WHAT YOU ARE ASKED TO DO: Don't include pictures. Quote the lines below from the first through the line that contains "tri_y = [3.16, 2.20]".

RECORDS PROVIDED:
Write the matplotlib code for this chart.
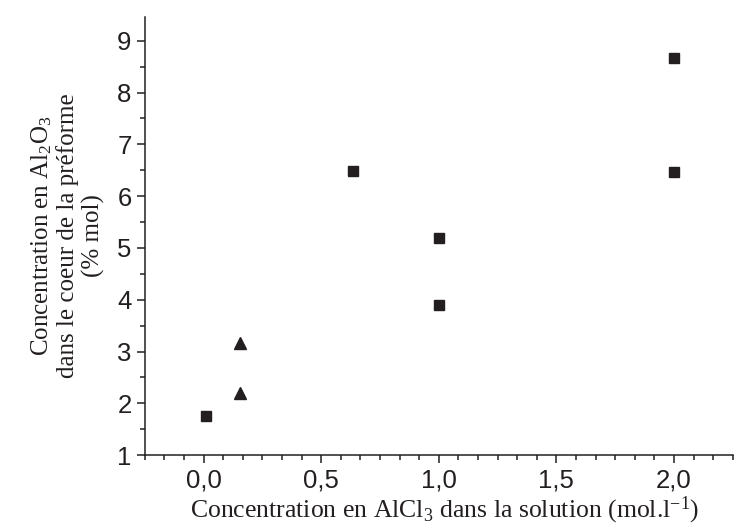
import matplotlib
matplotlib.use('Agg')
import matplotlib.pyplot as plt
from matplotlib.ticker import MultipleLocator, FuncFormatter

# squares
sq_x = [0.01, 0.635, 1.0, 1.0, 2.0, 2.0]
sq_y = [1.75, 6.49, 5.20, 3.90, 8.67, 6.47]
# triangles
tri_x = [0.155, 0.155]
tri_y = [3.16, 2.20]

ink = '#231f20'
plt.rcParams['font.family'] = ['Liberation Sans', 'DejaVu Sans']
plt.rcParams['mathtext.fontset'] = 'custom'
plt.rcParams['mathtext.rm'] = 'Liberation Serif'
plt.rcParams['mathtext.it'] = 'Liberation Serif:italic'

fig = plt.figure(figsize=(7.35, 5.28), dpi=100)
ax = fig.add_axes([0.197, 0.138, 0.800, 0.830])

ax.plot(sq_x, sq_y, 's', ms=7.7, color=ink, mec=ink, linestyle='none')
ax.plot(tri_x, tri_y, '^', ms=9, color=ink, mec=ink, linestyle='none')

ax.set_xlim(-0.25, 2.25)
ax.set_ylim(1, 9.46)

ax.xaxis.set_major_locator(MultipleLocator(0.5))
ax.xaxis.set_minor_locator(MultipleLocator(0.5 / 6))
ax.yaxis.set_major_locator(MultipleLocator(1))
ax.yaxis.set_minor_locator(MultipleLocator(0.5))
ax.xaxis.set_major_formatter(FuncFormatter(lambda v, p: ('%.1f' % v).replace('.', ',')))
ax.yaxis.set_major_formatter(FuncFormatter(lambda v, p: '%d' % v))

for s in ['top', 'right']:
    ax.spines[s].set_visible(False)
for s in ['left', 'bottom']:
    ax.spines[s].set_linewidth(1.1)
    ax.spines[s].set_color(ink)

ax.tick_params(which='major', direction='out', length=5.5, width=1.1, color=ink,
               labelsize=18.5, labelcolor=ink, pad=4)
ax.tick_params(which='minor', direction='out', length=3.5, width=1.1, color=ink)

ax.set_xlabel('Concentration en AlCl$_3$ dans la solution (mol.l$^{-1}$)',
              family='Liberation Serif', fontsize=18.5, color=ink)
ax.xaxis.set_label_coords(0.51, -0.125)
ax.xaxis.label.set_va('center')
ax.set_ylabel('Concentration en Al$_2$O$_3$\ndans le coeur de la préforme\n(% mol)',
              family='Liberation Serif', fontsize=18, color=ink,
              linespacing=1.12)
ax.yaxis.set_label_coords(-0.132, 0.50)
ax.yaxis.label.set_va('center')

fig.savefig('out.png', dpi=100)
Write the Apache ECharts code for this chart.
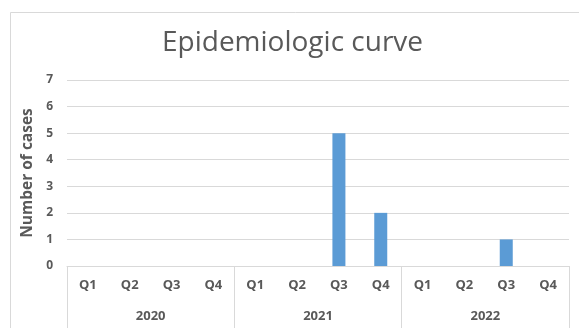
<!DOCTYPE html>
<html>
<head>
<meta charset="utf-8">
<script src="https://cdn.jsdelivr.net/npm/echarts@6/dist/echarts.min.js"></script>
<style>
  html, body { margin: 0; padding: 0; background: #fff; }
  #chart { width: 579px; height: 328px; }
</style>
</head>
<body>
<div id="chart"></div>
<script>
// Quarterly case counts, 2020–2022
const quarters = ['Q1', 'Q2', 'Q3', 'Q4', 'Q1', 'Q2', 'Q3', 'Q4', 'Q1', 'Q2', 'Q3', 'Q4'];
const years = ['2020', '2021', '2022'];
const cases = [0, 0, 0, 0, 0, 0, 5, 2, 0, 0, 1, 0];
const yTicks = { min: 0, max: 7, interval: 1 };

const textColor = '#595959';
const lineColor = '#d9d9d9';
const font = '"Open Sans", "Noto Sans", sans-serif';

const chart = echarts.init(document.getElementById('chart'), null, { renderer: 'canvas' });

chart.setOption({
  animation: false,
  backgroundColor: '#ffffff',
  textStyle: { fontFamily: font },
  title: {
    text: 'Epidemiologic curve',
    left: 157,
    top: 24,
    textStyle: { fontFamily: font, fontSize: 28, fontWeight: 'normal', color: textColor }
  },
  graphic: [{
    type: 'rect',
    silent: true,
    shape: { x: 10.5, y: 12.5, width: 700, height: 500 },
    style: { fill: 'none', stroke: lineColor, lineWidth: 1 }
  }],
  grid: { left: 67, right: 10, top: 80, bottom: 62 },
  xAxis: [
    {
      type: 'category',
      data: quarters,
      position: 'bottom',
      axisLine: { show: true, lineStyle: { color: lineColor } },
      axisTick: { show: false },
      axisLabel: { margin: 13, color: textColor, fontWeight: 'bold', fontSize: 13, fontFamily: font }
    },
    {
      type: 'category',
      data: years,
      position: 'bottom',
      boundaryGap: true,
      axisLine: { show: false },
      axisTick: { show: true, length: 80, lineStyle: { color: lineColor } },
      axisLabel: { margin: 44, color: textColor, fontWeight: 'bold', fontSize: 13, fontFamily: font }
    }
  ],
  yAxis: {
    type: 'value',
    min: yTicks.min,
    max: yTicks.max,
    interval: yTicks.interval,
    name: 'Number of cases',
    nameLocation: 'middle',
    nameRotate: 90,
    nameGap: 28,
    nameTextStyle: { color: textColor, fontWeight: 'bold', fontSize: 15.5, fontFamily: font },
    axisLine: { show: false },
    axisTick: { show: false },
    axisLabel: { margin: 14, color: textColor, fontWeight: 'bold', fontSize: 12, fontFamily: font },
    splitLine: { lineStyle: { color: lineColor } }
  },
  series: [{
    type: 'bar',
    xAxisIndex: 0,
    data: cases,
    barWidth: 13,
    itemStyle: { color: '#5b9bd5' }
  }]
});
</script>
</body>
</html>
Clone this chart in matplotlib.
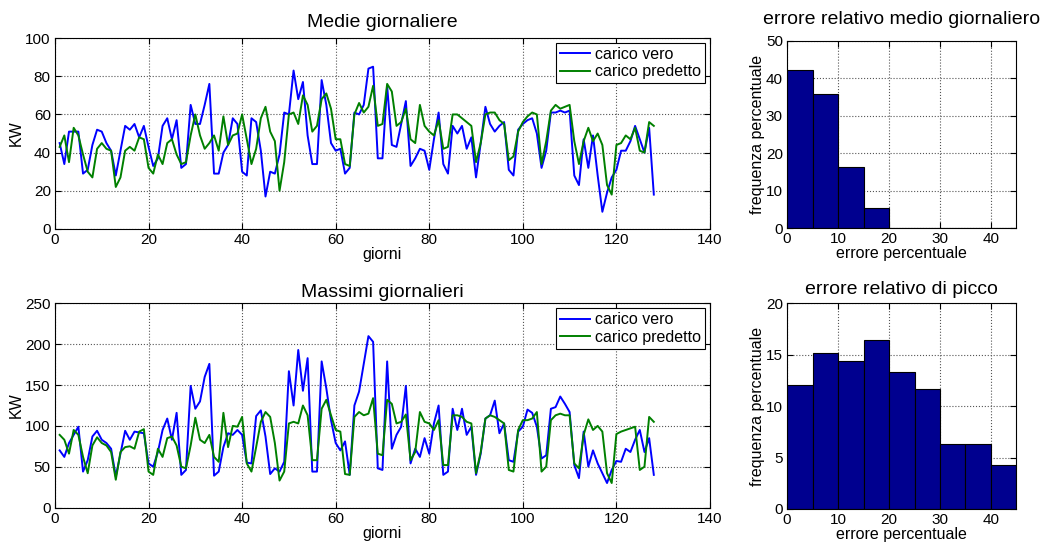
import matplotlib
matplotlib.use('Agg')
import matplotlib.pyplot as plt
import numpy as np

plt.rcParams['font.family'] = ['Liberation Sans', 'DejaVu Sans']

# Medie giornaliere (KW)
medie_vero = [45, 34, 51, 51, 51, 29, 31, 44, 52, 51, 45, 41, 28, 41, 54, 52, 55, 48, 54, 43,
              33, 37, 54, 58, 47, 57, 32, 34, 65, 55, 55, 65, 76, 29, 29, 40, 44, 58, 55, 30,
              28, 58, 56, 41, 17, 30, 29, 39, 61, 60, 83, 68, 77, 49, 34, 34, 78, 65, 45, 41,
              42, 29, 32, 61, 60, 65, 84, 85, 37, 37, 75, 44, 43, 55, 67, 33, 37, 42, 41, 31,
              47, 61, 34, 29, 54, 50, 54, 42, 48, 27, 45, 64, 55, 51, 54, 56, 31, 28, 52, 55,
              57, 58, 50, 32, 41, 61, 61, 62, 61, 62, 28, 23, 47, 32, 49, 28, 9, 19, 27, 31,
              41, 41, 46, 54, 47, 40, 53, 18]
medie_pred = [43, 49, 35, 53, 49, 39, 30, 27, 42, 45, 42, 41, 22, 27, 41, 43, 41, 48, 47, 32,
              29, 39, 34, 45, 47, 39, 34, 35, 49, 60, 49, 42, 45, 49, 41, 59, 44, 49, 50, 60,
              47, 34, 42, 58, 64, 51, 46, 20, 35, 60, 61, 55, 70, 65, 51, 54, 68, 71, 63, 47,
              47, 34, 33, 60, 66, 61, 64, 75, 54, 55, 76, 72, 54, 56, 63, 47, 45, 65, 54, 51,
              49, 57, 42, 43, 60, 60, 58, 56, 54, 35, 45, 60, 61, 61, 57, 55, 36, 38, 51, 56,
              59, 61, 60, 34, 46, 62, 65, 63, 64, 65, 46, 34, 46, 53, 46, 50, 44, 23, 18, 44,
              45, 49, 47, 53, 41, 40, 56, 54]

# Massimi giornalieri (KW)
massimi_vero = [70, 62, 79, 89, 99, 44, 58, 87, 94, 83, 79, 72, 38, 66, 94, 83, 93, 92, 91, 54,
                50, 68, 95, 109, 83, 116, 40, 46, 149, 121, 130, 160, 176, 39, 44, 74, 91, 89, 95, 89,
                55, 54, 112, 119, 87, 41, 48, 44, 56, 167, 125, 193, 143, 183, 44, 44, 179, 146, 107, 79,
                70, 81, 40, 125, 142, 176, 210, 203, 48, 46, 179, 72, 89, 99, 149, 54, 72, 62, 85, 66,
                103, 125, 40, 44, 121, 95, 121, 89, 99, 40, 66, 109, 113, 131, 91, 103, 58, 56, 93, 99,
                120, 116, 99, 60, 64, 121, 123, 136, 127, 117, 52, 36, 93, 50, 70, 54, 42, 30, 46, 57,
                56, 72, 68, 83, 95, 68, 85, 40]
massimi_pred = [89, 83, 66, 95, 89, 62, 42, 76, 86, 79, 76, 68, 34, 68, 74, 75, 72, 93, 96, 44,
                40, 72, 62, 85, 87, 76, 50, 48, 76, 110, 83, 79, 89, 62, 56, 116, 74, 100, 99, 111,
                54, 44, 74, 105, 117, 111, 79, 33, 44, 103, 105, 103, 125, 113, 58, 58, 121, 132, 113, 95,
                93, 41, 40, 111, 117, 113, 115, 134, 66, 64, 132, 127, 103, 105, 114, 58, 68, 117, 105, 103,
                95, 107, 52, 52, 113, 113, 111, 105, 103, 42, 68, 109, 113, 111, 107, 103, 46, 44, 95, 107,
                107, 109, 117, 44, 50, 107, 113, 115, 113, 113, 54, 48, 89, 108, 95, 100, 93, 42, 30, 90,
                93, 95, 97, 99, 46, 50, 111, 105]

giorni = np.arange(1, len(medie_vero) + 1)

# istogrammi errore percentuale (bin da 5)
bin_edges = np.arange(0, 45, 5)
freq_medio = [42.2, 35.9, 16.4, 5.5, 0, 0, 0, 0, 0]
freq_picco = [12.1, 15.2, 14.4, 16.4, 13.3, 11.7, 6.3, 6.3, 4.3]

BLUE = '#0000FF'
GREEN = '#008000'
NAVY = '#00008F'
TICK = 11
LABEL = 11.5
TITLE = 14


def style(ax):
    ax.grid(True, linestyle=':', color='#555555', linewidth=0.8)
    ax.tick_params(direction='in', top=True, right=True, labelsize=TICK, length=4, pad=3)
    for s in ax.spines.values():
        s.set_linewidth(0.8)


def legenda(ax):
    leg = ax.legend(loc='upper right', fontsize=LABEL, fancybox=False, framealpha=1,
                    edgecolor='black', borderaxespad=0.3, handlelength=1.9,
                    handletextpad=0.3, borderpad=0.25, labelspacing=0.15)
    leg.get_frame().set_linewidth(0.8)


fig = plt.figure(figsize=(10.49, 5.47), dpi=100)

ax1 = fig.add_axes([0.0524, 0.5814, 0.6244, 0.349])
ax1.plot(giorni, medie_vero, color=BLUE, lw=1.4, label='carico vero')
ax1.plot(giorni, medie_pred, color=GREEN, lw=1.4, label='carico predetto')
ax1.set_xlim(0, 140)
ax1.set_ylim(0, 100)
ax1.set_xticks(range(0, 141, 20))
ax1.set_yticks(range(0, 101, 20))
ax1.set_title('Medie giornaliere', fontsize=TITLE, pad=8)
ax1.set_xlabel('giorni', fontsize=LABEL, labelpad=0)
ax1.set_ylabel('KW', fontsize=LABEL, labelpad=1)
style(ax1)
legenda(ax1)

ax2 = fig.add_axes([0.0524, 0.0722, 0.6244, 0.373])
ax2.plot(giorni, massimi_vero, color=BLUE, lw=1.4, label='carico vero')
ax2.plot(giorni, massimi_pred, color=GREEN, lw=1.4, label='carico predetto')
ax2.set_xlim(0, 140)
ax2.set_ylim(0, 250)
ax2.set_xticks(range(0, 141, 20))
ax2.set_yticks(range(0, 251, 50))
ax2.set_title('Massimi giornalieri', fontsize=TITLE, pad=5)
ax2.set_xlabel('giorni', fontsize=LABEL, labelpad=0)
ax2.set_ylabel('KW', fontsize=LABEL, labelpad=1)
style(ax2)
legenda(ax2)

ax3 = fig.add_axes([0.7503, 0.5826, 0.2187, 0.343])
ax3.bar(bin_edges, freq_medio, width=5, align='edge', color=NAVY, edgecolor='black', linewidth=0.8)
ax3.set_xlim(0, 45)
ax3.set_ylim(0, 50)
ax3.set_xticks(range(0, 41, 10))
ax3.set_yticks(range(0, 51, 10))
ax3.set_axisbelow(True)
ax3.set_title('errore relativo medio giornaliero', fontsize=TITLE, pad=12)
ax3.set_xlabel('errore percentuale', fontsize=LABEL, labelpad=0)
ax3.set_ylabel('frequenza percentuale', fontsize=LABEL, labelpad=1)
style(ax3)

ax4 = fig.add_axes([0.7503, 0.0695, 0.2187, 0.376])
ax4.bar(bin_edges, freq_picco, width=5, align='edge', color=NAVY, edgecolor='black', linewidth=0.8)
ax4.set_xlim(0, 45)
ax4.set_ylim(0, 20)
ax4.set_xticks(range(0, 41, 10))
ax4.set_yticks(range(0, 21, 5))
ax4.set_axisbelow(True)
ax4.set_title('errore relativo di picco', fontsize=TITLE, pad=7)
ax4.set_xlabel('errore percentuale', fontsize=LABEL, labelpad=0)
ax4.set_ylabel('frequenza percentuale', fontsize=LABEL, labelpad=1)
style(ax4)

fig.savefig('out.png', dpi=100)
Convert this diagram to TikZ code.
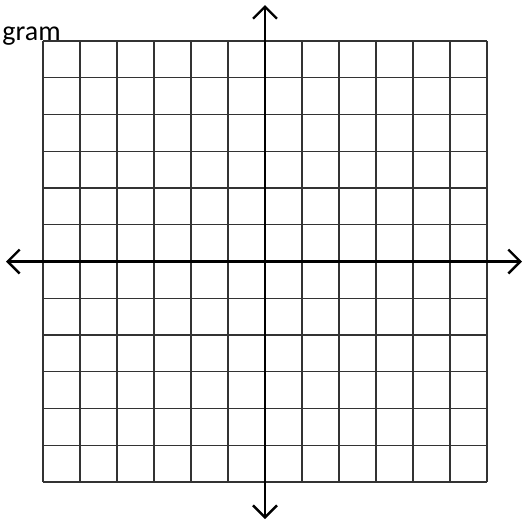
\documentclass[tikz,border=0pt]{standalone}
\usepackage{fontspec}
\setmainfont{Carlito}
\usetikzlibrary{arrows.meta}
\tikzset{
  gridline/.style={line width=0.7pt, draw=black!80},
  axisline/.style={line width=1.2pt, draw=black, {Straight Barb[length=6pt,width=12pt,line width=1.2pt]}-{Straight Barb[length=6pt,width=12pt,line width=1.2pt]}},
  label/.style={font=\fontsize{14pt}{16pt}\selectfont, inner sep=0pt}
}
\begin{document}
\begin{tikzpicture}[x=0.5pt,y=-0.5pt]
\useasboundingbox (0,0) rectangle (524,521);
% grid
\foreach \i in {0,...,12} {
  \draw[gridline] ({43+37*\i},41) -- ({43+37*\i},482);
  \draw[gridline] (43,{41+36.75*\i}) -- (487,{41+36.75*\i});
}
% axes
\coordinate (top) at (265,5);
\coordinate (bottom) at (265,519);
\coordinate (left) at (6,261.5);
\coordinate (right) at (522,261.5);
\draw[axisline] (bottom) -- (top);
\draw[axisline] (left) -- (right);
% partial title
\node[label, anchor=base east] (title) at (61,40) {gram};
\end{tikzpicture}
\end{document}
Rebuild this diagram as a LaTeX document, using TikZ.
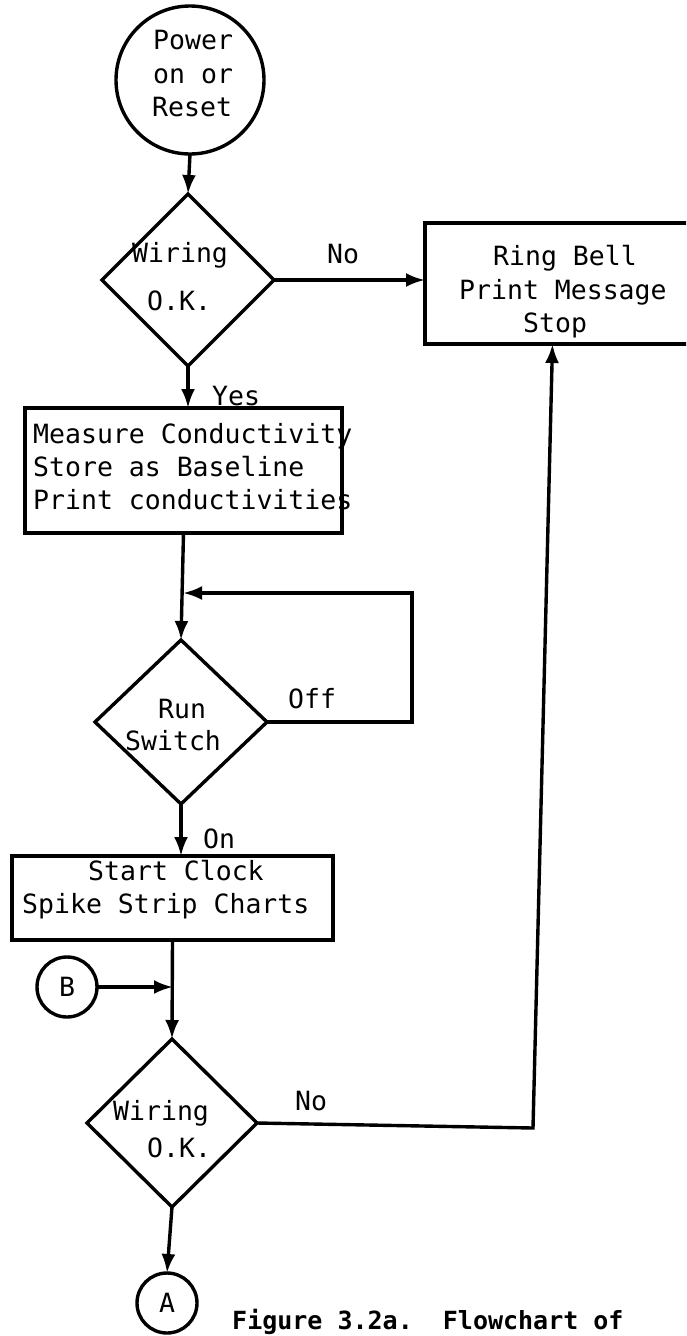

ANSWER:
Write the matplotlib code for this chart.
import matplotlib
matplotlib.use('Agg')
import matplotlib.pyplot as plt
from matplotlib.ticker import MultipleLocator, FuncFormatter

# squares
sq_x = [0.01, 0.635, 1.0, 1.0, 2.0, 2.0]
sq_y = [1.75, 6.49, 5.20, 3.90, 8.67, 6.47]
# triangles
tri_x = [0.155, 0.155]
tri_y = [3.16, 2.20]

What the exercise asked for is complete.